People are increasingly turning to microlearning—short, simple bursts of information that can be easily consumed and applied to the task at hand. As a 2016 report from Software Advice points out, more employees would be willing to learn “if employers broke up the content into multiple, shorter lessons.”
Not only is micro-learning more convenient for employees, but it's also more effective. EddApp, a micro-learning platform, found that its users had a 90 percent completion rate for courses, compared to the average completion rate of 15 percent for traditional eLearning programs.

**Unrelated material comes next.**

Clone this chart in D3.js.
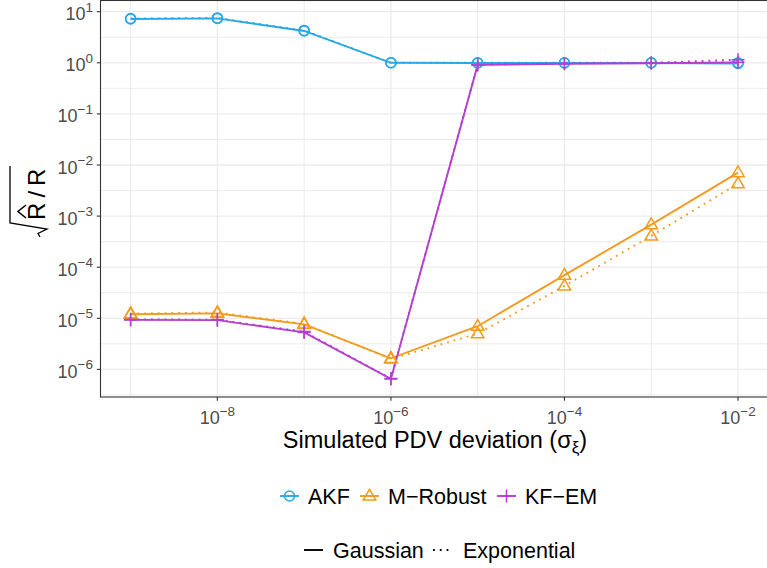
<!DOCTYPE html>
<html>
<head>
<meta charset="utf-8">
<script src="https://cdn.jsdelivr.net/npm/d3@7"></script>
<style>
  html, body { margin: 0; padding: 0; background: #fff; }
  svg { display: block; font-family: "Liberation Sans", Arial, sans-serif; }
</style>
</head>
<body>
<svg id="chart" width="767" height="568"></svg>
<script>
// Simulated PDV deviation (x) and normalised noise estimate sqrt(R_hat / R) (y)
const sigma = [1e-9, 1e-8, 1e-7, 1e-6, 1e-5, 1e-4, 1e-3, 1e-2];

const akfGaussian     = [7.2, 7.4, 4.2, 1.0, 0.99, 0.99, 0.99, 0.97];
const akfExponential  = [7.35, 7.55, 4.3, 1.0, 1.0, 1.0, 1.0, 1.0];
const mrobGaussian    = [1.2e-5, 1.25e-5, 7.6e-6, 1.65e-6, 7.0e-6, 7.0e-5, 6.8e-4, 7.1e-3];
const mrobExponential = [1.24e-5, 1.3e-5, 7.8e-6, 1.6e-6, 5.0e-6, 4.3e-5, 4.1e-4, 4.3e-3];
const kfemGaussian    = [9.3e-6, 9.2e-6, 5.3e-6, 6.5e-7, 0.91, 0.96, 0.98, 1.02];
const kfemExponential = [9.5e-6, 9.4e-6, 5.5e-6, 6.6e-7, 0.92, 0.97, 1.0, 1.15];

const methods = ["AKF", "M\u2212Robust", "KF\u2212EM"];
const noises = ["Gaussian", "Exponential"];
const xTickExps = [-8, -6, -4, -2];
const yTickExps = [1, 0, -1, -2, -3, -4, -5, -6];

const colors = { "AKF": "#2aa8e6", "M\u2212Robust": "#f29b1f", "KF\u2212EM": "#b43fcf" };
const dashes = { "Gaussian": null, "Exponential": "1.8,5" };
const shapes = { "AKF": "circle", "M\u2212Robust": "triangle", "KF\u2212EM": "cross" };

const seriesValues = {
  "AKF": { "Gaussian": akfGaussian, "Exponential": akfExponential },
  "M\u2212Robust": { "Gaussian": mrobGaussian, "Exponential": mrobExponential },
  "KF\u2212EM": { "Gaussian": kfemGaussian, "Exponential": kfemExponential }
};

const svg = d3.select("#chart");
const panel = { left: 100.5, top: 0.5, right: 770, bottom: 397 };

const x = d3.scaleLog().domain([1e-9, 1e-2]).range([130.6, 738]);
const y = d3.scaleLog().domain([1e-6, 10]).range([369.4, 11.7]);

// panel background and grid
svg.append("rect").attr("x", panel.left).attr("y", panel.top)
  .attr("width", panel.right - panel.left).attr("height", panel.bottom - panel.top)
  .attr("fill", "#fff");

const grid = svg.append("g");
const minorX = [-9, -7, -5, -3].map(e => Math.pow(10, e));
const majorX = xTickExps.map(e => Math.pow(10, e));
const minorY = d3.range(-6.5, 1.6, 1).map(e => Math.pow(10, e));
const majorY = yTickExps.map(e => Math.pow(10, e));

grid.selectAll(".mx").data(minorX).join("line")
  .attr("x1", d => x(d)).attr("x2", d => x(d))
  .attr("y1", panel.top).attr("y2", panel.bottom)
  .attr("stroke", "#ebebeb").attr("stroke-width", 1);
grid.selectAll(".Mx").data(majorX).join("line")
  .attr("x1", d => x(d)).attr("x2", d => x(d))
  .attr("y1", panel.top).attr("y2", panel.bottom)
  .attr("stroke", "#ebebeb").attr("stroke-width", 1.3);
grid.selectAll(".my").data(minorY.filter(v => y(v) > panel.top && y(v) < panel.bottom)).join("line")
  .attr("x1", panel.left).attr("x2", panel.right)
  .attr("y1", d => y(d)).attr("y2", d => y(d))
  .attr("stroke", "#ebebeb").attr("stroke-width", 1);
grid.selectAll(".My").data(majorY).join("line")
  .attr("x1", panel.left).attr("x2", panel.right)
  .attr("y1", d => y(d)).attr("y2", d => y(d))
  .attr("stroke", "#ebebeb").attr("stroke-width", 1.3);

// symbol drawing
function drawMarker(g, shape, cx, cy, color) {
  if (shape === "circle") {
    g.append("circle").attr("cx", cx).attr("cy", cy).attr("r", 5)
      .attr("fill", "none").attr("stroke", color).attr("stroke-width", 1.5);
  } else if (shape === "triangle") {
    const s = 12.5, h = s * Math.sqrt(3) / 2;
    const pts = [[cx, cy - h * 0.62], [cx - s / 2, cy + h * 0.38], [cx + s / 2, cy + h * 0.38]];
    g.append("path").attr("d", "M" + pts.map(p => p.join(",")).join("L") + "Z")
      .attr("fill", "none").attr("stroke", color).attr("stroke-width", 1.5);
  } else {
    const r = 6.5;
    g.append("path").attr("d", `M${cx - r},${cy}L${cx + r},${cy}M${cx},${cy - r}L${cx},${cy + r}`)
      .attr("fill", "none").attr("stroke", color).attr("stroke-width", 1.5);
  }
}

// lines
const clip = svg.append("clipPath").attr("id", "pclip").append("rect")
  .attr("x", panel.left).attr("y", panel.top)
  .attr("width", panel.right - panel.left).attr("height", panel.bottom - panel.top);
const plot = svg.append("g").attr("clip-path", "url(#pclip)");
const line = d3.line().x(d => x(d[0])).y(d => y(d[1]));

methods.forEach(m => {
  noises.forEach(n => {
    const pts = sigma.map((s, i) => [s, seriesValues[m][n][i]]);
    plot.append("path").datum(pts).attr("d", line)
      .attr("fill", "none").attr("stroke", colors[m]).attr("stroke-width", 1.9)
      .attr("stroke-dasharray", dashes[n]).attr("stroke-linecap", "butt");
  });
});
methods.forEach(m => {
  noises.forEach(n => {
    sigma.forEach((s, i) => drawMarker(plot, shapes[m], x(s), y(seriesValues[m][n][i]), colors[m]));
  });
});

// panel border
svg.append("rect").attr("x", panel.left).attr("y", panel.top)
  .attr("width", panel.right - panel.left).attr("height", panel.bottom - panel.top)
  .attr("fill", "none").attr("stroke", "#333").attr("stroke-width", 1.1);

// axes ticks and labels
const tickColor = "#333", labColor = "#4d4d4d";
const axes = svg.append("g");
yTickExps.forEach(e => {
  const yy = y(Math.pow(10, e));
  axes.append("line").attr("x1", panel.left - 3.7).attr("x2", panel.left)
    .attr("y1", yy).attr("y2", yy).attr("stroke", tickColor).attr("stroke-width", 1.1);
  const t = axes.append("text").attr("x", 93).attr("y", yy + 8.5)
    .attr("text-anchor", "end").attr("fill", labColor).attr("font-size", 18);
  t.append("tspan").text("10");
  t.append("tspan").attr("dy", -8.5).attr("font-size", 13.5).text(e < 0 ? "\u2212" + (-e) : String(e));
});
xTickExps.forEach(e => {
  const xx = x(Math.pow(10, e));
  axes.append("line").attr("x1", xx).attr("x2", xx)
    .attr("y1", panel.bottom).attr("y2", panel.bottom + 3.7)
    .attr("stroke", tickColor).attr("stroke-width", 1.1);
  const t = axes.append("text").attr("x", xx).attr("y", 424)
    .attr("text-anchor", "middle").attr("fill", labColor).attr("font-size", 18);
  t.append("tspan").text("10");
  t.append("tspan").attr("dy", -8.5).attr("font-size", 13.5).text("\u2212" + (-e));
});

// x-axis title
const xt = svg.append("text").attr("x", 435).attr("y", 447.5)
  .attr("text-anchor", "middle").attr("font-size", 23.5).attr("fill", "#000");
xt.append("tspan").text("Simulated PDV deviation (\u03c3");
xt.append("tspan").attr("dy", 5).attr("font-size", 17).text("\u03be");
xt.append("tspan").attr("dy", -5).text(")");

// y-axis title: sqrt(R-hat / R), rotated
const yt = svg.append("g").attr("transform", "translate(45,199) rotate(-90)");
yt.append("text").attr("x", -21).attr("y", 0).attr("font-size", 24).attr("fill", "#000").text("R");
yt.append("text").attr("x", 1.5).attr("y", 0).attr("font-size", 24).attr("fill", "#000").text("/");
yt.append("text").attr("x", 13).attr("y", 0).attr("font-size", 24).attr("fill", "#000").text("R");
yt.append("path").attr("d", "M-19,-19L-12.5,-27L-6,-19")
  .attr("fill", "none").attr("stroke", "#000").attr("stroke-width", 1.6);
yt.append("path").attr("d", "M-38,-5L-34.5,-7L-30,2L-24,-35L33,-35")
  .attr("fill", "none").attr("stroke", "#000").attr("stroke-width", 1.3);

// legend: methods
const leg1 = svg.append("g");
const row1 = [
  { m: "AKF", kx: 280, tx: 308 },
  { m: "M\u2212Robust", kx: 360, tx: 388 },
  { m: "KF\u2212EM", kx: 497, tx: 525 }
];
row1.forEach(r => {
  leg1.append("line").attr("x1", r.kx).attr("x2", r.kx + 19).attr("y1", 496).attr("y2", 496)
    .attr("stroke", colors[r.m]).attr("stroke-width", 1.9);
  drawMarker(leg1, shapes[r.m], r.kx + 9.5, 496, colors[r.m]);
  leg1.append("text").attr("x", r.tx).attr("y", 504).attr("font-size", 21.5).attr("fill", "#000").text(r.m);
});

// legend: noise distribution
const leg2 = svg.append("g");
const row2 = [
  { n: "Gaussian", kx: 304, tx: 333 },
  { n: "Exponential", kx: 433, tx: 463 }
];
row2.forEach(r => {
  leg2.append("line").attr("x1", r.kx).attr("x2", r.kx + 19).attr("y1", 550).attr("y2", 550)
    .attr("stroke", "#000").attr("stroke-width", 1.9).attr("stroke-dasharray", dashes[r.n]);
  leg2.append("text").attr("x", r.tx).attr("y", 558).attr("font-size", 21.5).attr("fill", "#000").text(r.n);
});
</script>
</body>
</html>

Microlearning takes advantage of the way our brains are wired. Research on human memory suggests we are more likely to remember information if it is presented in small chunks. We are also more likely to apply what we've learned if we can immediately use it in our work.
Another advantage of microlearning is that it lends itself well to mobile learning, which is becoming increasingly popular as people access training on their smartphones and other devices.
Microlearning is also adaptable, which means you can customize it to the needs of each learner. As opposed to traditional training programs, microlearning allows employees to focus on the topics most relevant to their job and their experience level.
Finally, microlearning is cost-efficient. Because it is shorter and more straightforward than traditional training methods, it takes less time and resources to develop. Ray Jimenez, Ph.D., author of 3-minute eLearning, estimates that microlearning can reduce training costs by as much as 50 percent and boost development speed by 300 percent.
Each factor—effectiveness, cost-efficiency, and adaptability—makes microlearning attractive for organizations looking to improve their training programs.
Despite its many advantages, microlearning is not a silver bullet. It is not a one-size-fits-all solution and will not work in every situation. As with any training method, there are certain situations where microlearning is more appropriate than others.
When deciding whether to use microlearning, organizations need to consider their training goals and the needs of their employees. Microlearning is best suited for situations in which employees need to learn a specific skill or task and in which they will be able to apply what they've learned immediately.
It is also essential to consider the learning preferences of your employees. Some people learn best by doing and will benefit from hands-on training. Others prefer to learn through listening or watching and will do better with video-based instruction.
Performing a needs analysis can help determine if microlearning is the right solution for your organization. Once you've decided to use microlearning, you can do a few things to ensure your microlearning program is successful.
First, make sure that your microlearning modules are well-designed. Be clear and concise and focus on a single learning objective. Each module should be self-contained, and employees must be able to complete it in one sitting.
Second, use various media to deliver your modules, keeping employees engaged and ensuring there is something for everyone. For instance, you can use videos, infographics, articles, and podcasts.
Third, use gamification to make learning more fun and engaging, which can be as simple as adding points or badges or as complex as designing a full-fledged game.
Finally, ensure that you provide employees with plenty of opportunities to practice what they've learned. Simulations, exercises, and real-world tasks are great ways to help employees apply their new knowledge.
Regardless of your chosen method, the most important thing is to ensure that your employees are learning. Provide them with feedback, give them opportunities to improve, and adjust your program to meet the needs of your employees.
As learning practices evolve, microlearning will likely play an increasingly important role. By understanding the advantages and disadvantages of microlearning and carefully considering its appropriateness for your organization, you can ensure that your training program is effective and efficient.